= Exercise input =
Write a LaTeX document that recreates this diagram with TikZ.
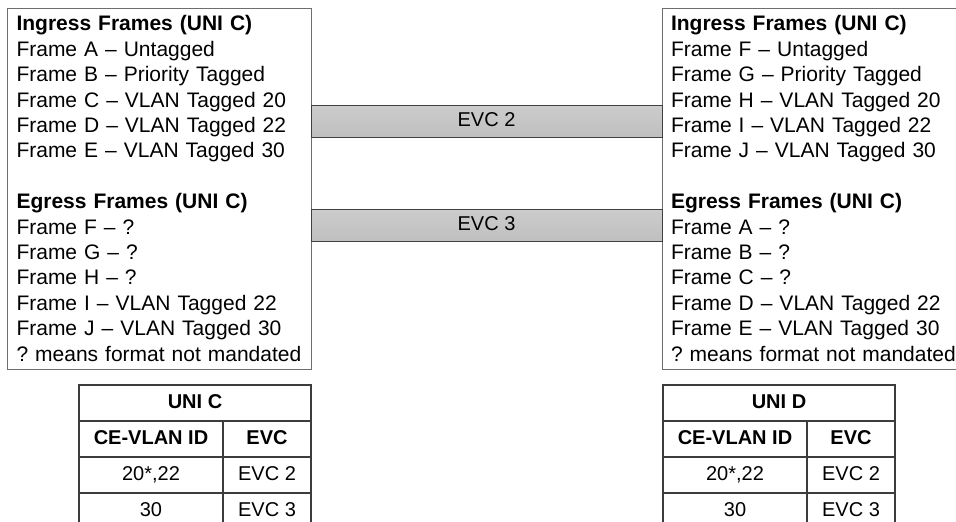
\documentclass[tikz,border=0pt]{standalone}
\usepackage{fontspec}
\setmainfont{Liberation Sans}
\usetikzlibrary{positioning}
\definecolor{boxline}{HTML}{6E6E6E}
\definecolor{tabline}{HTML}{3C3C3C}
\newcommand\unifont{\fontsize{21pt}{25.4pt}\selectfont\frenchspacing\hyphenpenalty=10000\relax}

\begin{document}
\begin{tikzpicture}[x=1pt,y=-1pt,
  unibox/.style={draw=boxline,line width=1pt,outer sep=0pt,anchor=north west,minimum height=361pt,text width=286pt,align=left,inner xsep=9pt,inner ysep=0pt,font=\unifont},
  evcbar/.style={draw=black!75,line width=1pt,outer sep=0pt,top color=black!20,middle color=black!8,bottom color=black!25,minimum width=351pt,minimum height=32pt,inner sep=0pt,text height=14.5pt,text depth=3pt,font=\fontsize{20pt}{24pt}\selectfont},
  cell/.style={draw=tabline,line width=1.2pt,outer sep=0pt,anchor=north west,minimum height=36pt,inner sep=0pt,text height=14.5pt,text depth=3pt,font=\fontsize{20pt}{24pt}\selectfont},
  cellhd/.style={cell,font=\fontsize{20pt}{24pt}\selectfont\bfseries},
  colid/.style={minimum width=144pt},
  colevc/.style={minimum width=88pt}]
\clip (0,0) rectangle (956,522);
% frame lists at the two UNIs
\node[unibox] (unic) at (7.5,8) {\textbf{Ingress Frames (UNI C)}\\Frame A -- Untagged\\Frame B -- Priority Tagged\\Frame C -- VLAN Tagged 20\\Frame D -- VLAN Tagged 22\\Frame E -- VLAN Tagged 30\\[25.4pt]\textbf{Egress Frames (UNI C)}\\Frame F -- ?\\Frame G -- ?\\Frame H -- ?\\Frame I -- VLAN Tagged 22\\Frame J -- VLAN Tagged 30\\? means format not mandated};
\node[unibox] (unid) at (662,8) {\textbf{Ingress Frames (UNI C)}\\Frame F -- Untagged\\Frame G -- Priority Tagged\\Frame H -- VLAN Tagged 20\\Frame I -- VLAN Tagged 22\\Frame J -- VLAN Tagged 30\\[25.4pt]\textbf{Egress Frames (UNI C)}\\Frame A -- ?\\Frame B -- ?\\Frame C -- ?\\Frame D -- VLAN Tagged 22\\Frame E -- VLAN Tagged 30\\? means format not mandated};
% the two EVCs
\node[evcbar] (evc2) at (486.5,121) {EVC 2};
\node[evcbar] (evc3) at (486.5,225) {EVC 3};
% CE-VLAN ID / EVC map, UNI C
\node[cellhd,minimum width=232pt] (ctitle) at (79,385) {UNI C};
\node[cellhd,colid] (cid) at (ctitle.south west) {CE-VLAN ID};
\node[cellhd,colevc] (cevc) at (cid.north east) {EVC};
\node[cell,colid] (cida) at (cid.south west) {20*,22};
\node[cell,colevc] (cevca) at (cida.north east) {EVC 2};
\node[cell,colid] (cidb) at (cida.south west) {30};
\node[cell,colevc] (cevcb) at (cidb.north east) {EVC 3};
% CE-VLAN ID / EVC map, UNI D
\node[cellhd,minimum width=232pt] (dtitle) at (663,385) {UNI D};
\node[cellhd,colid] (did) at (dtitle.south west) {CE-VLAN ID};
\node[cellhd,colevc] (devc) at (did.north east) {EVC};
\node[cell,colid] (dida) at (did.south west) {20*,22};
\node[cell,colevc] (devca) at (dida.north east) {EVC 2};
\node[cell,colid] (didb) at (dida.south west) {30};
\node[cell,colevc] (devcb) at (didb.north east) {EVC 3};
\end{tikzpicture}
\end{document}
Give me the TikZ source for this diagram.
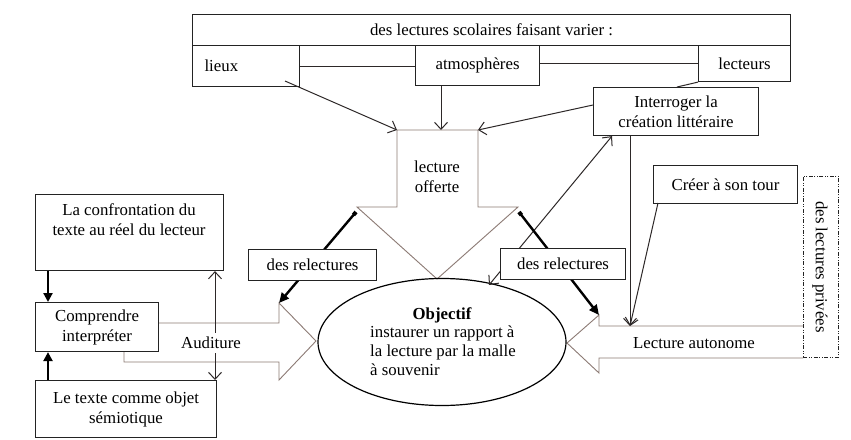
\documentclass[tikz,border=0pt]{standalone}
\usepackage{fontspec}
\setmainfont{Liberation Serif}
\usetikzlibrary{arrows.meta,shapes.geometric}
\definecolor{boxline}{RGB}{35,35,35}
\definecolor{bigline}{RGB}{140,122,116}
\definecolor{connc}{RGB}{45,40,40}
\begin{document}
\begin{tikzpicture}[x=1pt,y=-1pt,
  font=\fontsize{16.8}{20}\selectfont,
  box/.style={draw=boxline, line width=1.1pt, fill=white, inner sep=0pt, align=center, anchor=north west},
  bigarrow/.style={draw=bigline, line width=0.9pt, fill=white, line join=miter},
  conn/.style={draw=connc, line width=1pt, -{Straight Barb[length=7pt,width=13pt]}},
  dblconn/.style={draw=connc, line width=1pt, {Straight Barb[length=7pt,width=13pt]}-{Straight Barb[length=7pt,width=13pt]}},
  plainline/.style={draw=connc, line width=1pt},
  heavy/.style={draw=black, line width=2.4pt, {Square[length=4pt,width=4pt]}-{Triangle[length=10pt,width=9pt]}},
  heavyup/.style={draw=black, line width=2.2pt, -{Triangle[length=9pt,width=9pt]}},
  txt/.style={inner sep=0pt, align=center}]
\useasboundingbox (0,0) rectangle (851,439);
\fill[white] (0,0) rectangle (851,439);

% ---- big hollow arrows ----
\draw[bigarrow] (397,130) coordinate (loTL) -- (478,130) coordinate (loTR) -- (478,207) -- (518,207) coordinate (loSR)
  -- (437,279) -- (357,207) coordinate (loSL) -- (397,207) -- cycle;
\node[txt] (offerte) at (437,177) {lecture\\offerte};

\draw[bigarrow] (158,323) -- (279,323) coordinate (laTop) -- (279,303) coordinate (laHead) -- (316,341) -- (279,380) -- (279,362) -- (124,362) -- (124,351);

\draw[bigarrow] (803,326) -- (599,326) -- (599,315) coordinate (raHead) -- (567,343) -- (599,373) -- (599,358) -- (803,358);
\coordinate (raTop) at (630,326);
\node[txt] (auto) at (694,343) {Lecture autonome};

% ---- ellipse ----
\node[draw=black, line width=1.2pt, ellipse, minimum width=248, minimum height=127, inner sep=0pt] (obj) at (442,342) {};
\node[txt, font=\fontsize{16.8}{20}\selectfont\bfseries] (objt) at (442,315) {Objectif};
\node[inner sep=0pt, align=left, anchor=north west, font=\fontsize{16.8}{19}\selectfont] (objtxt) at (370,326) {instaurer un rapport à\\la lecture par la malle\\à souvenir};

% ---- top block ----
\node[box, minimum width=598, minimum height=31] (head) at (192,14) {des lectures scolaires faisant varier :};
\node[box, minimum width=97, minimum height=41, text width=83, inner xsep=12, align=left] (lieux) at (192,45) {lieux};
\node[box, minimum width=124, minimum height=40] (atmo) at (415,45) {atmosphères};
\node[box, minimum width=92, minimum height=36, text width=80, inner xsep=6] (lect) at (698,45) {lecteurs};
\node[box, minimum width=165, minimum height=48] (inter) at (593,87) {Interroger la\\création littéraire};

\draw[plainline] (lieux.east |- 0,66) -- (atmo.west |- 0,66);
\draw[plainline] (atmo.east |- 0,63) -- (lect.west |- 0,63);
\draw[plainline] (lect.south west) -- (677,87);

\draw[conn] (285,81) -- (loTL);
\draw[conn] (atmo.south -| 441,0) -- (441,130);
\draw[conn] (inter.west |- 0,105) -- (loTR);

% ---- right side ----
\coordinate (ix) at (612,0);
\coordinate (vx) at (630,0);
\draw[dblconn] (ix |- inter.south) -- (489,285);
\draw[conn] (vx |- inter.south) -- (raTop);
\node[box, minimum width=144, minimum height=38] (creer) at (653,165) {Créer à son tour};
\draw[conn] (658,203) -- (raTop);
\node[draw=boxline, line width=0.9pt, dash pattern=on 4pt off 1.5pt on 1pt off 1.5pt on 1pt off 1.5pt, minimum width=35, minimum height=181, inner sep=0pt, anchor=north west] (priv) at (803,176) {};
\node[txt, rotate=-90] (privt) at (820,267) {des lectures privées};

% ---- heavy arrows from shoulders ----
\draw[heavy] (356,212) -- (laHead);
\draw[heavy] (519,212) -- (raHead);
\node[box, minimum width=128, minimum height=31] (rel1) at (248,249) {des relectures};
\node[box, minimum width=125, minimum height=31] (rel2) at (500,248) {des relectures};

% ---- left column ----
\node[box, minimum width=188, minimum height=76] (conf) at (35,194) {};
\node[txt, anchor=north] (conft) at (129,203) {La confrontation du\\texte au réel du lecteur};
\node[box, minimum width=123, minimum height=49] (comp) at (35,302) {Comprendre\\interpréter};
\node[box, minimum width=181, minimum height=57] (texte) at (35,380) {Le texte comme objet\\sémiotique};

\coordinate (lx) at (48,0);
\draw[heavyup] (lx |- conf.south) -- (lx |- comp.north);
\draw[heavyup] (lx |- texte.north) -- (lx |- comp.south);

\coordinate (ax) at (215,0);
\draw[dblconn] (ax |- texte.north) -- (ax |- conf.south);
\node[txt, fill=white, inner ysep=4pt, inner xsep=1pt] (aud) at (211,343) {Auditure};
\end{tikzpicture}
\end{document}
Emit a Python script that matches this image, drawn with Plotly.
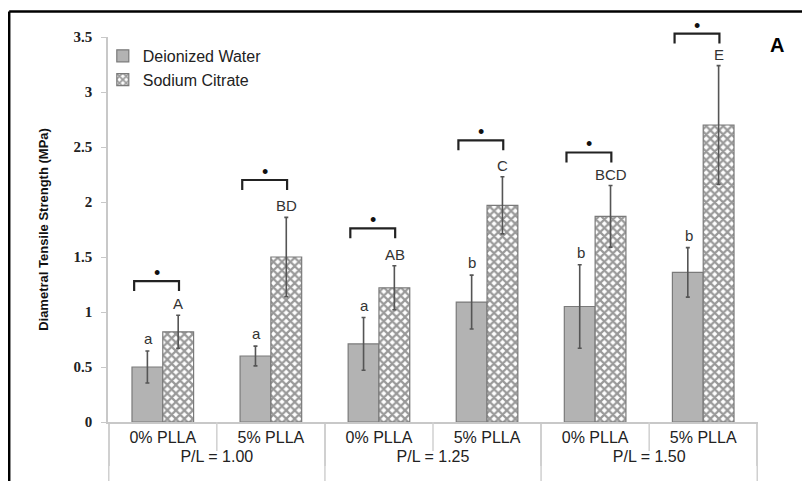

= Instruction =
Repeat the lines above exactly, beginning with the one containing "Give me the TikZ source for this diagram." and finishing with the one containing "(auto) at (694,343)". No pictures belong in the copy.

= Solution to this task =
Give me the TikZ source for this diagram.
\documentclass[tikz,border=0pt]{standalone}
\usepackage{fontspec}
\setmainfont{Liberation Serif}
\usetikzlibrary{arrows.meta,shapes.geometric}
\definecolor{boxline}{RGB}{35,35,35}
\definecolor{bigline}{RGB}{140,122,116}
\definecolor{connc}{RGB}{45,40,40}
\begin{document}
\begin{tikzpicture}[x=1pt,y=-1pt,
  font=\fontsize{16.8}{20}\selectfont,
  box/.style={draw=boxline, line width=1.1pt, fill=white, inner sep=0pt, align=center, anchor=north west},
  bigarrow/.style={draw=bigline, line width=0.9pt, fill=white, line join=miter},
  conn/.style={draw=connc, line width=1pt, -{Straight Barb[length=7pt,width=13pt]}},
  dblconn/.style={draw=connc, line width=1pt, {Straight Barb[length=7pt,width=13pt]}-{Straight Barb[length=7pt,width=13pt]}},
  plainline/.style={draw=connc, line width=1pt},
  heavy/.style={draw=black, line width=2.4pt, {Square[length=4pt,width=4pt]}-{Triangle[length=10pt,width=9pt]}},
  heavyup/.style={draw=black, line width=2.2pt, -{Triangle[length=9pt,width=9pt]}},
  txt/.style={inner sep=0pt, align=center}]
\useasboundingbox (0,0) rectangle (851,439);
\fill[white] (0,0) rectangle (851,439);

% ---- big hollow arrows ----
\draw[bigarrow] (397,130) coordinate (loTL) -- (478,130) coordinate (loTR) -- (478,207) -- (518,207) coordinate (loSR)
  -- (437,279) -- (357,207) coordinate (loSL) -- (397,207) -- cycle;
\node[txt] (offerte) at (437,177) {lecture\\offerte};

\draw[bigarrow] (158,323) -- (279,323) coordinate (laTop) -- (279,303) coordinate (laHead) -- (316,341) -- (279,380) -- (279,362) -- (124,362) -- (124,351);

\draw[bigarrow] (803,326) -- (599,326) -- (599,315) coordinate (raHead) -- (567,343) -- (599,373) -- (599,358) -- (803,358);
\coordinate (raTop) at (630,326);
\node[txt] (auto) at (694,343) {Lecture autonome};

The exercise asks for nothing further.